O terceiro ato do filme mostra a guerra entre os reinos, uma batalha longa que cansa o espectador pela falta de tensão e criatividade. As mortes não são sentidas, não têm peso dramático, é tudo muito superficial, e Malévola ainda surge como um deus ex machina que resolve praticamente tudo sozinho, em mais uma demonstração da fragilidade do roteiro.
A pá de cal é a conclusão, onde tudo se resolve literalmente em um passe de mágica. Absolutamente tudo é esquecido em prol do final feliz. Tudo bem que se trata de um filme teoricamente infantil, mas isso nunca pode servir de desculpa para um desfecho preguiçoso.
Merece destacar o visual do filme, que é realmente exuberante, muito colorido, bonito de apreciar. Os efeitos especiais também são muito competentes, as criaturas são carismáticas pelo aspecto visual, apesar de haver pouca diversidade, afinal estamos falando de um reino.
O diretor norueguês Joachim Ronning faz um trabalho burocrático, uma direção sem inspiração, sem personalidade, uma característica que se espalha por todo o filme.
A trinca de atrizes é a parte boa do filme.
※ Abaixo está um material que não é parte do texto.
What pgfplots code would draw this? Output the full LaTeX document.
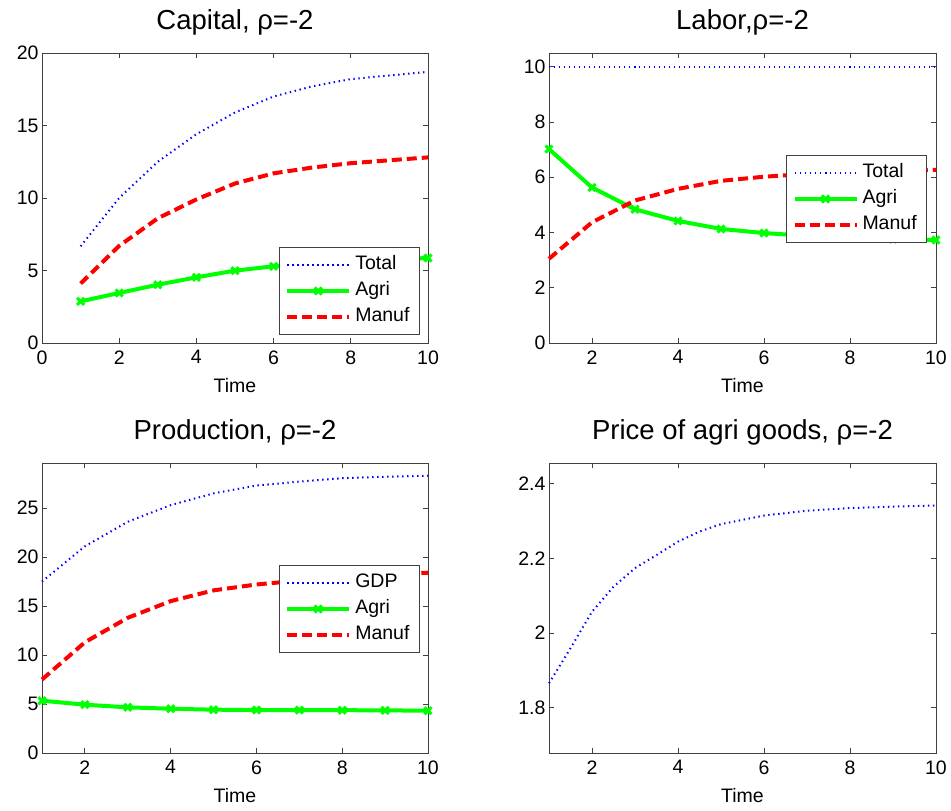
\documentclass[border=0pt]{standalone}
\usepackage{pgfplots}
\pgfplotsset{compat=1.18}
\usepackage{fontspec}
\setmainfont{Liberation Sans}
\definecolor{mblue}{RGB}{0,0,255}
\definecolor{mgreen}{RGB}{0,255,0}
\definecolor{mred}{RGB}{255,0,0}
\pgfplotsset{
  mstyle/.style={
    scale only axis, width=387pt, height=290pt, anchor=south west,
    axis line style={draw=black!75, line width=0.8pt},
    tick align=inside, tick pos=both, major tick length=5pt,
    every tick/.style={black!75, line width=0.8pt},
    /pgf/number format/assume math mode=true,
    tick label style={font=\fontsize{19.5}{22}\selectfont},
    xticklabel style={yshift=-4pt},
    label style={font=\fontsize{19.5}{22}\selectfont},
    xlabel={Time},
    xlabel style={at={(axis description cs:0.5,0)}, anchor=base, yshift=-50pt},
    title style={font=\fontsize{27.5}{30}\selectfont, at={(axis description cs:0.5,1)}, anchor=base, yshift=17pt},
    clip=false,
    legend cell align=left,
    legend style={font=\fontsize{19.5}{22}\selectfont, draw=black!75, line width=0.8pt, fill=white,
      inner xsep=6pt, inner ysep=4.5pt,
      nodes={text height=14pt, text depth=4pt, inner sep=4pt}},
    legend image code/.code={\draw[mark repeat=2,mark phase=2,##1] plot coordinates {(0pt,0pt) (31pt,0pt) (62pt,0pt)};},
  },
  tot/.style={mblue, line width=2pt, dash pattern=on 1.4pt off 3.6pt},
  agr/.style={mgreen, line width=4pt, mark=x, mark size=5pt, mark options={solid, line width=3pt}},
  man/.style={mred, line width=4pt, dash pattern=on 10pt off 5pt},
}
\begin{document}
\begin{tikzpicture}
\useasboundingbox (0,0) rectangle (951pt,811pt);
% Capital
\begin{axis}[mstyle, at={(42pt,468pt)}, width=386pt,
  xmin=0, xmax=10, ymin=0, ymax=20, xtick={0,2,4,6,8,10}, ytick={0,5,10,15,20},
  title={Capital, ρ=-2},
  legend style={at={(axis description cs:0.979,0.028)}, anchor=south east}]
\addplot[tot] coordinates {(1,6.67) (2,10.0) (3,12.5) (4,14.4) (5,15.9) (6,17.0) (7,17.7) (8,18.2) (9,18.45) (10,18.7)};
\addplot[agr] coordinates {(1,2.87) (2,3.45) (3,4.02) (4,4.53) (5,4.99) (6,5.29) (7,5.5) (8,5.65) (9,5.77) (10,5.86)};
\addplot[man] coordinates {(1,4.1) (2,6.7) (3,8.6) (4,9.9) (5,11.0) (6,11.7) (7,12.1) (8,12.4) (9,12.6) (10,12.8)};
\legend{Total,Agri,Manuf}
\end{axis}
% Labor
\begin{axis}[mstyle, at={(549pt,468pt)},
  xmin=1, xmax=10, ymin=0, ymax=10.5, xtick={2,4,6,8,10}, ytick={0,2,4,6,8,10},
  title={Labor,ρ=-2},
  legend style={at={(axis description cs:0.977,0.648)}, anchor=north east}]
\addplot[tot] coordinates {(1,10) (2,10) (3,10) (4,10) (5,10) (6,10) (7,10) (8,10) (9,10) (10,10)};
\addplot[agr] coordinates {(1,7.02) (2,5.63) (3,4.84) (4,4.42) (5,4.13) (6,3.98) (7,3.88) (8,3.81) (9,3.76) (10,3.73)};
\addplot[man] coordinates {(1,3.05) (2,4.37) (3,5.16) (4,5.58) (5,5.87) (6,6.02) (7,6.12) (8,6.19) (9,6.24) (10,6.27)};
\legend{Total,Agri,Manuf}
\end{axis}
% Production
\begin{axis}[mstyle, at={(42pt,58pt)}, width=386pt,
  xmin=1, xmax=10, ymin=0, ymax=29.6, xtick={2,4,6,8,10}, ytick={0,5,10,15,20,25},
  title={Production, ρ=-2},
  legend style={at={(axis description cs:0.979,0.648)}, anchor=north east}]
\addplot[tot] coordinates {(1,17.5) (2,21.1) (3,23.6) (4,25.3) (5,26.5) (6,27.3) (7,27.7) (8,28.05) (9,28.2) (10,28.3)};
\addplot[agr] coordinates {(1,5.34) (2,4.93) (3,4.66) (4,4.52) (5,4.42) (6,4.39) (7,4.38) (8,4.37) (9,4.35) (10,4.32)};
\addplot[man] coordinates {(1,7.5) (2,11.3) (3,13.8) (4,15.5) (5,16.6) (6,17.2) (7,17.6) (8,18.0) (9,18.2) (10,18.4)};
\legend{GDP,Agri,Manuf}
\end{axis}
% Price
\begin{axis}[mstyle, at={(549pt,58pt)},
  xmin=1, xmax=10, ymin=1.678, ymax=2.456, xtick={2,4,6,8,10}, ytick={1.8,2,2.2,2.4},
  title={Price of agri goods, ρ=-2}]
\addplot[tot] coordinates {(1,1.865) (1.5,1.959) (2,2.057) (2.5,2.124) (3,2.174) (3.5,2.209) (4,2.245) (4.5,2.272) (5,2.292) (6,2.315) (7,2.328) (8,2.335) (9,2.339) (10,2.342)};
\end{axis}
\end{tikzpicture}
\end{document}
Angelina Jolie tem pouco tempo de tela para uma personagem que leva o título o filme, um fator preocupante que demonstra a bagunça que é essa produção. Mas, sempre que surge em cena, ela rouba as atenções. Sua presença imponente e até o humor desajeitado dela funcionam. Elle Fanning até se esforça, mas sua personagem não é cativante, e ela acaba sucumbindo em meio às duas atrizes tão envolventes. A grande adição ao filme é Michelle Pfeifer, que, apesar de interpretar um clichê, consegue engrandecer a personagem, e fica a sensação que esse mérito é somente do trabalho dela.
“Malévola: A dona do mal” é um filme realizado pelos motivos errados e que demonstra isso em diversos momentos. Não acrescenta nada de relevante para a personagem, além de deixá-la grande parte do filme fora do foco principal, um erro que não dá para entender, ainda mais quando você tem Angelina Jolie tão à vontade no papel. Em um ano tão especial para a casa do Mickey, a continuação de Malévola é o ponto negativo fora da curva.